Passing One Of Many, Many Gavels

January 4, 2011

Travis Larchuk

As the 112th session of congress begins, the gavel is passed from Nancy Pelosi to John Boehner.

Make that "a" gavel is passed.

That's because the Speaker of the House doesn't use just one gavel: He or she uses many.

One reason, according to House historian Matt Wasniewski? "Gavels break from frequent use."

One historic gavel-breaking incident comes courtesy of former speaker Joe Cannon.

"We have accounts where he's gaveling away furiously and the head flies off and lands one or two rows down the rostrum among the reading clerks," Wasniewski says.

Aside from the occasional gaveling accident, speakers also like to hand out gavels as souvenirs.

Changing Design

Over the years, House gavels have been made in different sizes with different materials.
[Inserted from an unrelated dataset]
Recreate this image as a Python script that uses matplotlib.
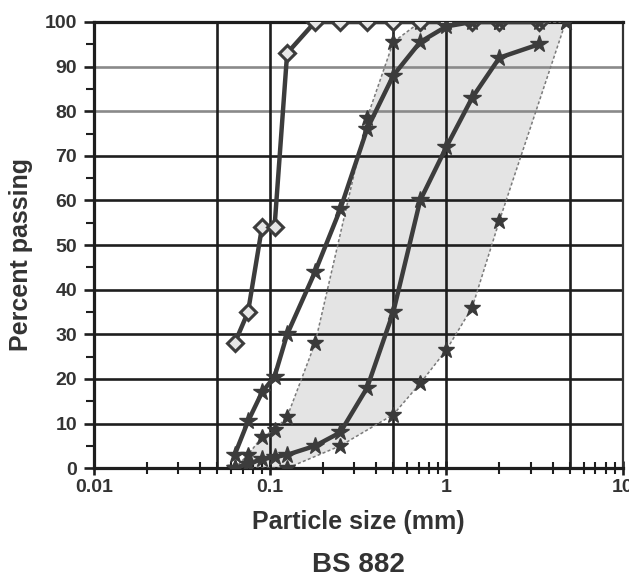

The current design is made of maple, has a lacquer finish and accent lines burned into the wood.

The gavels are made on-site, by carpenters at the capitol. The Office of the Architect wouldn't allow the gavel makers to discuss the process on tape, but one expects a few hundred gavels will be made for this congress.

Though many of the gavels fall out of use, one has managed to distinguish itself and stick around. It's a gavel set aside by the Clerk of the House for use once every two years to open a new session of congress.

"This tradition does date all the way back to the last century," Elliott says.

All the way back to the far-off year of 1999.

"The Clerk of the House used a gavel to open the proceedings of Congress and decided to save that gavel and use it again to open every Congress. So the clerk took that one gavel, put a piece of Scotch tape around it so he would remember to use that gavel next time, and kept it," she says.

The residue from the Scotch tape is still visible on the surface of that gavel.

The Senate Gavel

In contrast, the Senate really does use just one gavel. It doesn't have a handle, and looks more like an hourglass-shaped paperweight made of ivory.

House curator Farar Elliott says the original dates back at least to the early 1800s, but that one's no longer in use.

"In the 1950s, then vice president Richard Nixon was presiding over the senate, and he rapped it, and it broke," Elliott says.